Terugdenkend aan die bewuste week een jaar geleden waarin de inwoners van Gaza, wijzelf en feitelijk de hele wereld, geen flauw benul had van de catastrofe die zich af zou gaan spelen. Niemand wist toen hoe de wereld binnen een jaar zou veranderen. De vele doden, de gewonden. De trauma's die een levenlang zullen blijven voortwoekeren en wanneer God het niet verhoedt, tot nog meer haat zullen leiden en vooral een voedingsbodem voor terrorisme zullen creëren. Ik bedacht het niet toen ik die zesde oktober 2023 de grens overstak die Gaza scheidt van Israël. Ik bedacht niet dat een paar uur later de hel los zou barsten precies waar ik toen liep. Ik weet nog wél dat ik me afvroeg of ik onze vriend en teamgenoot de volgende keer dat ik Gaza zou bezoeken terug zou zien. Het was geen gedachte gestoeld op enige voorkennis. Het was een split second, toen ik hem op de rug keek nadat hij ons bij het Hamas kantoortje had afgezet. Het was ook meteen het laatste wat ik zou zien. Een maand later zouden hij en zijn hele familie op gruwelijke wijze vermoord worden. Ik bedacht niet dat mijn laatste blik op Gazastad in mijn herinnering opgeslagen zou worden omdat een jaar later geen enkele steen meer op de ander zou staan. Dat wijken, scholen, kerken, moskeeën, speelterreintjes, winkels en ziekenhuizen getorpedeerd zouden worden tot er enkel stof over zou blijven. Ik bedacht mij niet dat een jaar van oorlog mij voor altijd zou veranderen. De volgende dag realiseerde ik mij dat wij de allerlaatsten waren die Gaza uit gekomen zijn. Dat wij de allerlaatsten zijn die Gaza hebben gezien zoals het was voordat de poorten dicht gingen. 

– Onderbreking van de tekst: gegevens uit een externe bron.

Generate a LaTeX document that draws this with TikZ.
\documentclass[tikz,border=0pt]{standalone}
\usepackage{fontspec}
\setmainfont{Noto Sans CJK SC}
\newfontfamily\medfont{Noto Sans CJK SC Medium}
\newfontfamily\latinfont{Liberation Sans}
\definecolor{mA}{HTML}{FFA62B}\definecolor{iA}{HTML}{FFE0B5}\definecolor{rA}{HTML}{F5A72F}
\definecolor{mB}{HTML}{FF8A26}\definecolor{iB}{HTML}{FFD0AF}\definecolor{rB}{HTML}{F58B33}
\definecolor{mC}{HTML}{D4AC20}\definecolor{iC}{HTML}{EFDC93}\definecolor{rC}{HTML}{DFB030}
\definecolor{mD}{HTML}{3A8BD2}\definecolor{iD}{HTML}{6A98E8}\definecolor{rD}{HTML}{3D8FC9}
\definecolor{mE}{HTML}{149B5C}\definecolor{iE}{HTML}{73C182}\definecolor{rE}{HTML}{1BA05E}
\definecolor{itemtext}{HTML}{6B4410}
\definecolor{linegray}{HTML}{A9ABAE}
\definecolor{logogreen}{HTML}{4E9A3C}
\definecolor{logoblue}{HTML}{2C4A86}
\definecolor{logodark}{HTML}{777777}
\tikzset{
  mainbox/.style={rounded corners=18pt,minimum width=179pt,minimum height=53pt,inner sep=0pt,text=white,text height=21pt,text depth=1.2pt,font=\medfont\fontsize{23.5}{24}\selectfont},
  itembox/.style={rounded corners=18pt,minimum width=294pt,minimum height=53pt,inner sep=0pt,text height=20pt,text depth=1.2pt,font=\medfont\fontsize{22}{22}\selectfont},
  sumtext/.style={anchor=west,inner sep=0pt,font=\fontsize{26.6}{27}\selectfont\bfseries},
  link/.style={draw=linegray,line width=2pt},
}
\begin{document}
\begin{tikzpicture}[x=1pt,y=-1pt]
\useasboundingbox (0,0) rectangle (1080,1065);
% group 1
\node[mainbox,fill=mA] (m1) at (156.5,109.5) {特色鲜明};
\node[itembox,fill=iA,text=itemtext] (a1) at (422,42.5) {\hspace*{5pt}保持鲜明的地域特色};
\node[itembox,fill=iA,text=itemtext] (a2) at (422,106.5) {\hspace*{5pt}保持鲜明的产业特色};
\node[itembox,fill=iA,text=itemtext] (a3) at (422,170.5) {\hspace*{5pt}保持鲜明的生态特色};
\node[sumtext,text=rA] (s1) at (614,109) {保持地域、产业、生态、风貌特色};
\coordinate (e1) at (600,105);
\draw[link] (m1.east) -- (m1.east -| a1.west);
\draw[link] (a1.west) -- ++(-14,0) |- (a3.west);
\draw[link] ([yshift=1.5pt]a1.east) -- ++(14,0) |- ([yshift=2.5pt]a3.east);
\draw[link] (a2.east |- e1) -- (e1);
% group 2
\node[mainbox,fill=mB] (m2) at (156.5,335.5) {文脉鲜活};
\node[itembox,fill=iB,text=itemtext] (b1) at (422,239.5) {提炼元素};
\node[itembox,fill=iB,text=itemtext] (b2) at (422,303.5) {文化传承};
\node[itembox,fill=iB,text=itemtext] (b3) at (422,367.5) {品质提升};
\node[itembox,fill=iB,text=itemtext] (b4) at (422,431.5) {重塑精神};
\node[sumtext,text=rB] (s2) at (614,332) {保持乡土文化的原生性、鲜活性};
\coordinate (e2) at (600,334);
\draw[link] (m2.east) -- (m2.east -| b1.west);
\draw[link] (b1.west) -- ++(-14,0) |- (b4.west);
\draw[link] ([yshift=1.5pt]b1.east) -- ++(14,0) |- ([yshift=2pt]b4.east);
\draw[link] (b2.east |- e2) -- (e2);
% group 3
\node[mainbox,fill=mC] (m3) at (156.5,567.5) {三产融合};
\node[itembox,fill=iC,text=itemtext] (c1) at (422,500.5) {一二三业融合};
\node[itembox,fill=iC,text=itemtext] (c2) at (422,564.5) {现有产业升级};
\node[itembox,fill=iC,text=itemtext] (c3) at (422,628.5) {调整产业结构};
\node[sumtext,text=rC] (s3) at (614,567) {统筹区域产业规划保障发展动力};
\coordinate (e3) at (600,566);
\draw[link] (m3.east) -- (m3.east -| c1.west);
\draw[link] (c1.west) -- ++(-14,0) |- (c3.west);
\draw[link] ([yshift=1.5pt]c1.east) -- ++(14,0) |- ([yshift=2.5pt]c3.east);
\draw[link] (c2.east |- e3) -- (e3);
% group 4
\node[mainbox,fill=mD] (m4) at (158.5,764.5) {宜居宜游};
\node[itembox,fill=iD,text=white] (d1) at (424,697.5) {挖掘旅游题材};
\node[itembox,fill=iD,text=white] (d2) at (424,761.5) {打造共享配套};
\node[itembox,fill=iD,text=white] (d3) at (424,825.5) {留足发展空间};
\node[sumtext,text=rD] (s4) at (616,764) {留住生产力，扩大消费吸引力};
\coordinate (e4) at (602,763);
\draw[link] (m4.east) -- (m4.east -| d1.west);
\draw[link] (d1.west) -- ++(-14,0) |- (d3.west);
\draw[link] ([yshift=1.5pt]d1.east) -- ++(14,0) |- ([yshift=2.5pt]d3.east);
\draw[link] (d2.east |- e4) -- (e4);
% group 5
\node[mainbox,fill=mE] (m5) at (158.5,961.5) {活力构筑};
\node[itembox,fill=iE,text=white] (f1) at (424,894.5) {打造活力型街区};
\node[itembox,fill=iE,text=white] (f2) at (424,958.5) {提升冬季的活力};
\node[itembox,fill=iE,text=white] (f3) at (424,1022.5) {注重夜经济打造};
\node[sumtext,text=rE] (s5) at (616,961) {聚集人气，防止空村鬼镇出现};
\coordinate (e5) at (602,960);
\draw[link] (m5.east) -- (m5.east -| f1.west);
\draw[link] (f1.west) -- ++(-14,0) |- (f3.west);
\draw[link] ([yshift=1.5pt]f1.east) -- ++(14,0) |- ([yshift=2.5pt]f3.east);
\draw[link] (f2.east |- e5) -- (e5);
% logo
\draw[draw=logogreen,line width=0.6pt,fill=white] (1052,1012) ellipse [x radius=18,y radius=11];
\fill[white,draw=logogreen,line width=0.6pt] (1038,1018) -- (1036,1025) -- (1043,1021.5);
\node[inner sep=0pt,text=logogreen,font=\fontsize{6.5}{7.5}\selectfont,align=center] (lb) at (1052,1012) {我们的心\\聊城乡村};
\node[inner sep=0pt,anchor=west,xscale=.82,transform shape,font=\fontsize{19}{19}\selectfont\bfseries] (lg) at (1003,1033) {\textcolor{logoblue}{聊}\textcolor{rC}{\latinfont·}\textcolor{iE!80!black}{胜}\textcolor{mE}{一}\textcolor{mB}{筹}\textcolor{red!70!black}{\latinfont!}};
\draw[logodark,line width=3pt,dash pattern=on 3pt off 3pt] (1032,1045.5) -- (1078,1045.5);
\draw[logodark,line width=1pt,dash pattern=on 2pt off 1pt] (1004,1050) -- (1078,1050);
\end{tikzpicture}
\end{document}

En pas later, veel later realiseerde ik mij hoe anders mijn leven en dat van mijn gezin zou zijn geweest als ik in plaats van 6 oktober Gaza uit, Gaza in zou zijn gegaan. Dat was namelijk ons oorspronkelijke plan. 

Ik had ook geen weet van alle beeldmateriaal wat het aankomende jaar dagelijks op mijn telefoon zou verschijnen. Beelden die de wereld niet zou zien omdat ze ongecensureerd zijn. Nog had ik weet van de frustraties en machteloze gevoelens waarmee ik zou moeten leren dealen. Ik wist niet dat een van mijn vrienden om hulp zou vragen omdat zijn kind blind was geworden en ik niet wist hoe ik hem moest helpen. Of een andere vriend die om een lied vroeg wat mij dierbaar is zodat hij dat kon luisteren en daarmee de duistere krochten van zijn bestaan voor een moment kon vergeten. Ik wist niet welk lied ik hem moest sturen... Ik wist niet dat ik verhalen zou horen die ik niet wilde horen. Verhalen die de wereld niet zou geloven en al helemaal niet zou begrijpen. En ondanks dit alles, of misschien wel dankzij al deze ellende, ben ik toch weer een stukje dichter bij mijzelf gekomen. Want wanneer ik het kleine meisje zie met haar grote bruine ogen en haar kleverige klittende staartjes vol luizen, haar buikje met talloze zweren en haar broertje zonder benen... Wanneer ik hun hoopvolle gezichtjes zie als ze hun gebarsten blauwe en gele bakje uitsteken...Wanneer ik haar brede, half tandeloze bekkie zie splijten in een ongelofelijk mooie glimlach omdat het blauwe en gele bakje gevuld worden met drapperige rijst en hun witte jerrycan met wat water... Dan weet ik waarvoor ik dit verhaal schrijf. Dan weet ik dat ik mijn belofte gehouden heb. 

En dan weet ik dat ik altijd een stem zal zijn voor hen die geen stem hebben, ongeacht wat het mij kost. 

En terwijl ik zo achter mijn bureautje zit merk ik dat ik mijn gedachten onbewust op papier heb gezet. En steeds meer en meer realiseer ik mij dat tussen zwart en wit.... een enorm scala aan grijstinten zit.